Records from a dataset:
--- START ---

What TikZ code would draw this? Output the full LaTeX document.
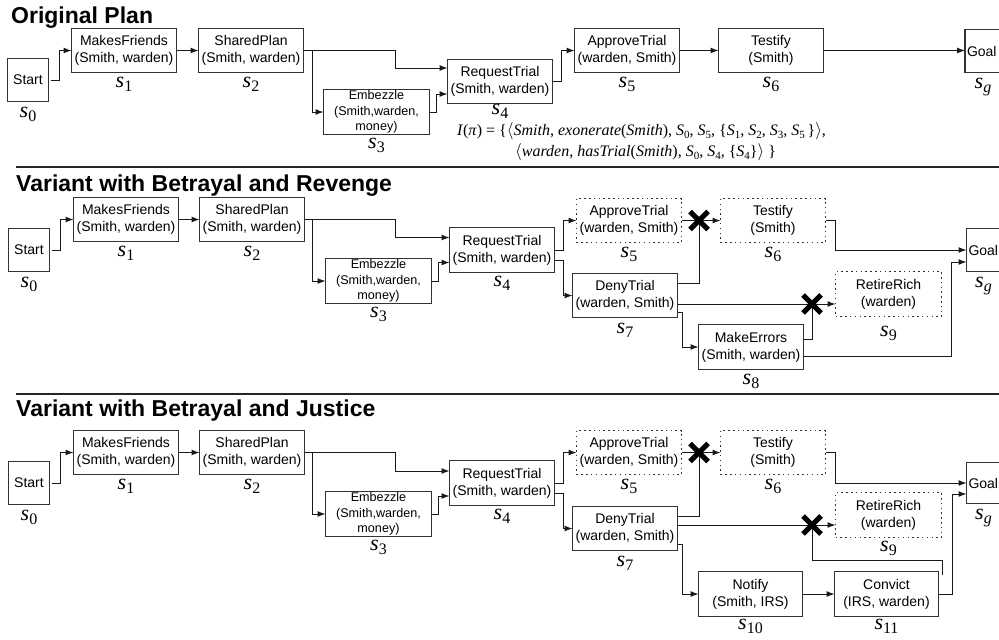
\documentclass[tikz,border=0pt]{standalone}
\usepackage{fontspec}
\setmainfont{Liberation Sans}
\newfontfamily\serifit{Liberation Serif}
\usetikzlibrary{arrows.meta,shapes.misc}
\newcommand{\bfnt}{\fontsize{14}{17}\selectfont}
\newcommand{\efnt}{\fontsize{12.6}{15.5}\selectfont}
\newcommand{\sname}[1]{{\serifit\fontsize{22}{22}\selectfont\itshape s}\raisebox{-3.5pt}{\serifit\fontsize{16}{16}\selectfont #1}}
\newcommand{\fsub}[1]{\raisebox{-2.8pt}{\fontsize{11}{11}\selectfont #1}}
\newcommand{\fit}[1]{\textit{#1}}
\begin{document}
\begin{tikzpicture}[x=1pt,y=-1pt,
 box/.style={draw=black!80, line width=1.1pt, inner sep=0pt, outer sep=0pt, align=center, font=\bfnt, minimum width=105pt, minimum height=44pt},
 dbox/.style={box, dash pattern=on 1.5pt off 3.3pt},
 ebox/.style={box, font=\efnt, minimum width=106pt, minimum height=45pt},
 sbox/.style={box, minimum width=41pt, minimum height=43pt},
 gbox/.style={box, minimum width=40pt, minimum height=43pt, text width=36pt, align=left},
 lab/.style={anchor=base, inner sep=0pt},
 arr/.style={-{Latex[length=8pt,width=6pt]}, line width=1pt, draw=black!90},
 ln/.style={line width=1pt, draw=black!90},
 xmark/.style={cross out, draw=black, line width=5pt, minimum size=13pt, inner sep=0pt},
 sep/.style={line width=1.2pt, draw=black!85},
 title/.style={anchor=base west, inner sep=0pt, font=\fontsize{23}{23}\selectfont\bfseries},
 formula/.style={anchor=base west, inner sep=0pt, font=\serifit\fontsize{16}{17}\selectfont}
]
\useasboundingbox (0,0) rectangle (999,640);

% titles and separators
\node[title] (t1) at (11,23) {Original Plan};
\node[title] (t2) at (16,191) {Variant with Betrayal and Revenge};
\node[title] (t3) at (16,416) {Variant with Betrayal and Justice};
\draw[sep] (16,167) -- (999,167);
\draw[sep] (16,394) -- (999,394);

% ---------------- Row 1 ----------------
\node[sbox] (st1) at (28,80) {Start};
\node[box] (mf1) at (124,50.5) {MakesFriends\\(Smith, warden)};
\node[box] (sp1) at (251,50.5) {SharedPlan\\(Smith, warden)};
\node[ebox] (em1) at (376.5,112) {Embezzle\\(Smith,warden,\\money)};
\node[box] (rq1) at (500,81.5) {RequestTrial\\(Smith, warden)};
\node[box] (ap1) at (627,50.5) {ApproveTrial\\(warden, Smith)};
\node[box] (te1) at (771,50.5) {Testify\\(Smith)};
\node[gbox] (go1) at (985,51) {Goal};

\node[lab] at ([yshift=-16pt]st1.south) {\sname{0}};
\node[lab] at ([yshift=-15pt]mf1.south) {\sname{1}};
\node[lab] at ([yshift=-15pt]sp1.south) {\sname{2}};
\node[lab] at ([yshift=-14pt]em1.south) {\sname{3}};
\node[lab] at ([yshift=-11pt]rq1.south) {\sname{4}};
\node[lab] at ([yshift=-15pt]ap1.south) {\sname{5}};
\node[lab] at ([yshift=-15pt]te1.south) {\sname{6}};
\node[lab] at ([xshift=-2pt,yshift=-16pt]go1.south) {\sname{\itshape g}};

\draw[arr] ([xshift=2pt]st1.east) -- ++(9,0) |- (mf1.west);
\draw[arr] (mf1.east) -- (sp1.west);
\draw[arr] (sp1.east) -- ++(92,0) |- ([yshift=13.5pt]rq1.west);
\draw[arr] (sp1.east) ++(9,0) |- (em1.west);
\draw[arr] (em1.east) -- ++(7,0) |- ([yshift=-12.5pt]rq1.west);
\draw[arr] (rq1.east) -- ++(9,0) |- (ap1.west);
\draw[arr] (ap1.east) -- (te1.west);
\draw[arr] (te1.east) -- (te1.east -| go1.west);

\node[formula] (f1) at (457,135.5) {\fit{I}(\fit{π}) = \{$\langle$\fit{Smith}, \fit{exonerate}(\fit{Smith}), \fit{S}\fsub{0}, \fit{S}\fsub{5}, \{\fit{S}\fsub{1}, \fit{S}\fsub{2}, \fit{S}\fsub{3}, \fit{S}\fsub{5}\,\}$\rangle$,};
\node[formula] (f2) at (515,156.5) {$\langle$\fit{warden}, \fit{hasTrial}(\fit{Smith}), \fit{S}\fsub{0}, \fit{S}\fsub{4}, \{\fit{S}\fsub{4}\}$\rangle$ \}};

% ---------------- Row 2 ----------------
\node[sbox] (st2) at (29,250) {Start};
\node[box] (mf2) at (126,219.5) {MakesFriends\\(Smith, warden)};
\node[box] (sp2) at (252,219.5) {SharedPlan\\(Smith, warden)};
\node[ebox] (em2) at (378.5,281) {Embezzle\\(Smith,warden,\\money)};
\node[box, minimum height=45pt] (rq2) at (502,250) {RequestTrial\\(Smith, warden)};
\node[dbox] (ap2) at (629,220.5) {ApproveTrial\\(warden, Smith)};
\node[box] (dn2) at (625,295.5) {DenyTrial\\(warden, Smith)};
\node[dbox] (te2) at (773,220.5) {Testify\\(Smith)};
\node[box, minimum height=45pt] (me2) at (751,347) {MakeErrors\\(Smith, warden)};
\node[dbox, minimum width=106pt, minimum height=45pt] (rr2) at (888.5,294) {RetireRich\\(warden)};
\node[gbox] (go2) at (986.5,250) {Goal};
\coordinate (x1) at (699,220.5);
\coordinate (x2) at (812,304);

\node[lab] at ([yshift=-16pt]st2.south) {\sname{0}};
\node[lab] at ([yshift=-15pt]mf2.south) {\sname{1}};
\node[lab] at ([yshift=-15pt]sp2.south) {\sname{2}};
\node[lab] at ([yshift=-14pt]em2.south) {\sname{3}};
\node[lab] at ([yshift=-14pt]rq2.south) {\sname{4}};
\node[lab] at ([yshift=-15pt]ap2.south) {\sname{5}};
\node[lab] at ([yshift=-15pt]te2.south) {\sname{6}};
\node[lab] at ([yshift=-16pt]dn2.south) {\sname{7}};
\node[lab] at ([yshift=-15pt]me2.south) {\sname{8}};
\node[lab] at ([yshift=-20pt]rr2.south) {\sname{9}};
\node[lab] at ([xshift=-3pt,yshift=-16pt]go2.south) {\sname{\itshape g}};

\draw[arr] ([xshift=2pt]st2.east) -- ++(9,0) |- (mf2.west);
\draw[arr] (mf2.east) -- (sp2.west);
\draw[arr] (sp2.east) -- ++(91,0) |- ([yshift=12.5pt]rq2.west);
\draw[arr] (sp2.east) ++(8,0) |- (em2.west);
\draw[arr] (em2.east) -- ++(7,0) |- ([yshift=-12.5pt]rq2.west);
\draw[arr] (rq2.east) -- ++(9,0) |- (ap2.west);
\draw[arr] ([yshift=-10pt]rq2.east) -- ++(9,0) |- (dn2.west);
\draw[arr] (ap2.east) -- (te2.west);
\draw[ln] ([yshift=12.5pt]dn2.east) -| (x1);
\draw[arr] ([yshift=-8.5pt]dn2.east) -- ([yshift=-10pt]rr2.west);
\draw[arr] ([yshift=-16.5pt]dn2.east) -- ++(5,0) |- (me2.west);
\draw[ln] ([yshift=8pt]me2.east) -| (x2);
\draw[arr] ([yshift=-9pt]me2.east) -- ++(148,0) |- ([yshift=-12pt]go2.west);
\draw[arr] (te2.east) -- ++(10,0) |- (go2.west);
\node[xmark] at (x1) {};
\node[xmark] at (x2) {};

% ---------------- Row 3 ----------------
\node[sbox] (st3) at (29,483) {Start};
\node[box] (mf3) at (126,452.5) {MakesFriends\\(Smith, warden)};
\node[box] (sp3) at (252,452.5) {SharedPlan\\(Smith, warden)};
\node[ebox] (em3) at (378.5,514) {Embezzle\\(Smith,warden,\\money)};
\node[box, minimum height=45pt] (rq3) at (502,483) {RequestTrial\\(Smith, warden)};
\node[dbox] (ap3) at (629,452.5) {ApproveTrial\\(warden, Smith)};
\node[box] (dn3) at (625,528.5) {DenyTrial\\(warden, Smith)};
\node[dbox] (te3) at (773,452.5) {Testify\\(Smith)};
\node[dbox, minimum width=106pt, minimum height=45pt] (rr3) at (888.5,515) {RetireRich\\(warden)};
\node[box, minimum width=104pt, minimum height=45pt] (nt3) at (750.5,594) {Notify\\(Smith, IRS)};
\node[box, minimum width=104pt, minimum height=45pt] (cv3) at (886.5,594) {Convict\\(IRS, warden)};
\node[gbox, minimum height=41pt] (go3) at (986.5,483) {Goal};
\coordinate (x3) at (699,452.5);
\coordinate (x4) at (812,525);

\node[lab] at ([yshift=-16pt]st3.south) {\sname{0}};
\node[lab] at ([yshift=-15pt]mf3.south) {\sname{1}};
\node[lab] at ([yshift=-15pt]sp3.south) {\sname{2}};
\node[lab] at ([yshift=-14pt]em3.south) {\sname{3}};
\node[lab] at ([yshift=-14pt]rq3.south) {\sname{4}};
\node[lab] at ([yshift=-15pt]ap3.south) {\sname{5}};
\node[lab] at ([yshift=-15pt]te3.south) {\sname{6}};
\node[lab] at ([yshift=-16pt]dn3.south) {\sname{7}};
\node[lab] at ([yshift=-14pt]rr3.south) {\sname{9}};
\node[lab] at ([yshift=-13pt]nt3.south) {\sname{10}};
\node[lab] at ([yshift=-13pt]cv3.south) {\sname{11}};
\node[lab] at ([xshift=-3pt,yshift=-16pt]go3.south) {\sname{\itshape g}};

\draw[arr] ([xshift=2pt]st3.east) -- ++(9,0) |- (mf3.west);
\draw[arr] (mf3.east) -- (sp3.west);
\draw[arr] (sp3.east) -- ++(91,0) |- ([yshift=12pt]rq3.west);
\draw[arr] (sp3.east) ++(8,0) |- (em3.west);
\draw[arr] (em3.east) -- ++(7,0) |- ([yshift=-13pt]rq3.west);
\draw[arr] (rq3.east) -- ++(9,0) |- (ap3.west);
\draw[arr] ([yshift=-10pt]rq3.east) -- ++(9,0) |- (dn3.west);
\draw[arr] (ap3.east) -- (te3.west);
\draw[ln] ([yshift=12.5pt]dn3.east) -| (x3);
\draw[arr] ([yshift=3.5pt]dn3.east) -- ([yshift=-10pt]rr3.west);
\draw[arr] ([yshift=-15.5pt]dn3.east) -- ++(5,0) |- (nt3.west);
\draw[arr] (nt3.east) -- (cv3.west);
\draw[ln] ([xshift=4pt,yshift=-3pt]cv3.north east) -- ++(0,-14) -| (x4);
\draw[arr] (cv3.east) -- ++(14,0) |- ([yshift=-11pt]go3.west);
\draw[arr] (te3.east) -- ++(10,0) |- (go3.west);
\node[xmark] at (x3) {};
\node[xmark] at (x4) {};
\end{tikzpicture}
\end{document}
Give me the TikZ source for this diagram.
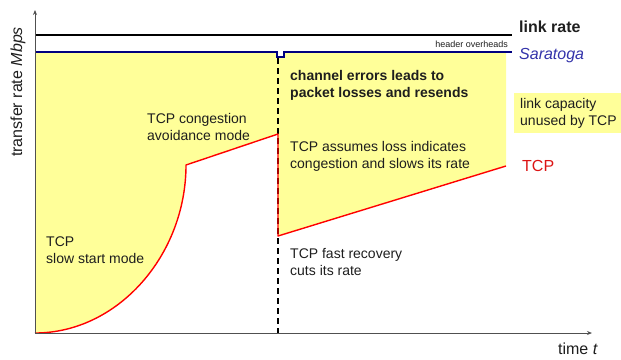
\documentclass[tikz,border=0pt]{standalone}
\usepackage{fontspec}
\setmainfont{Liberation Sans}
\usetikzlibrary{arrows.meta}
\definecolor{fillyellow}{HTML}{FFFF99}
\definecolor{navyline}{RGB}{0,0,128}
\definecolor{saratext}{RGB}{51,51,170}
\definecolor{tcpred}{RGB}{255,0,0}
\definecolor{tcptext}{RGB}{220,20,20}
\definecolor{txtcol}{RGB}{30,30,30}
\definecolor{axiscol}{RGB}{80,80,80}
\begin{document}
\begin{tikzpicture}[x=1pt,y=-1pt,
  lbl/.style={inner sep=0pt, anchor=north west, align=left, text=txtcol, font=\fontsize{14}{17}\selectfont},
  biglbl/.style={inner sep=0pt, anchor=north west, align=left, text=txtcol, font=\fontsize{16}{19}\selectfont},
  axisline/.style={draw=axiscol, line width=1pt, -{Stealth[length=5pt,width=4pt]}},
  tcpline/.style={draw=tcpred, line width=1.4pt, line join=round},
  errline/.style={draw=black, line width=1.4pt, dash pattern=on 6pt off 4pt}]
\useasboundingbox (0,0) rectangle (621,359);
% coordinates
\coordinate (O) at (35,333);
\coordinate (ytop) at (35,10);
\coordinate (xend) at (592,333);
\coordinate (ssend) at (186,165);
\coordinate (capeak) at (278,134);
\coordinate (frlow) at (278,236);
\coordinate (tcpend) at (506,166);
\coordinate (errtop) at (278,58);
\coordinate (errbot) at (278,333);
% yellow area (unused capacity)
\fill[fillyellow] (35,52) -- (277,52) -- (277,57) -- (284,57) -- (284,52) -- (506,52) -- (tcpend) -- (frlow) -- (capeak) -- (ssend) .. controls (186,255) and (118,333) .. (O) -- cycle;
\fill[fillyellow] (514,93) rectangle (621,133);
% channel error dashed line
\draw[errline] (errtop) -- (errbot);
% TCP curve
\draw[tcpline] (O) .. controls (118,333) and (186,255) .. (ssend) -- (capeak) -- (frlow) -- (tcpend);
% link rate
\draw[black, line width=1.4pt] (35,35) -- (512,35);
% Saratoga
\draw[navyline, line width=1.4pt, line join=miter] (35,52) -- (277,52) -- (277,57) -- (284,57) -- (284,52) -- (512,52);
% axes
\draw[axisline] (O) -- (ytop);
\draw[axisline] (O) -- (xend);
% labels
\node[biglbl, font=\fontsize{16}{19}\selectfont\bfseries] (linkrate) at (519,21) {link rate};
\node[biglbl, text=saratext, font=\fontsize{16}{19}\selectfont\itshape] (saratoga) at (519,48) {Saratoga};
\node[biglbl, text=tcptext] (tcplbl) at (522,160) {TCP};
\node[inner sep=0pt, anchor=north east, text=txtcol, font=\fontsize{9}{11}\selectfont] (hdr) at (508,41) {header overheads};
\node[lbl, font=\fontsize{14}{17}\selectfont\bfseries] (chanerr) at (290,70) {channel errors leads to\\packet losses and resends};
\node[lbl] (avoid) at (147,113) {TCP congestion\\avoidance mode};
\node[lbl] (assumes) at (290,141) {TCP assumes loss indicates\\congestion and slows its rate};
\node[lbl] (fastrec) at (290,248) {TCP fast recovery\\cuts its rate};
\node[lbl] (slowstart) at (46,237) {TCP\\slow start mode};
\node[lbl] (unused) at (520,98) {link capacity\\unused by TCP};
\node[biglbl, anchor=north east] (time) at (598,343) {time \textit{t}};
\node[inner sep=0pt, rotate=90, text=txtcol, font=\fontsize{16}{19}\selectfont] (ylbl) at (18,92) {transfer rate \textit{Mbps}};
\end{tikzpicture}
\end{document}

--- END ---

■ **Challenge**:
Copy each line of the listing in which the word "this" can be found.

■ **Finished answer**:
What TikZ code would draw this? Output the full LaTeX document.
Give me the TikZ source for this diagram.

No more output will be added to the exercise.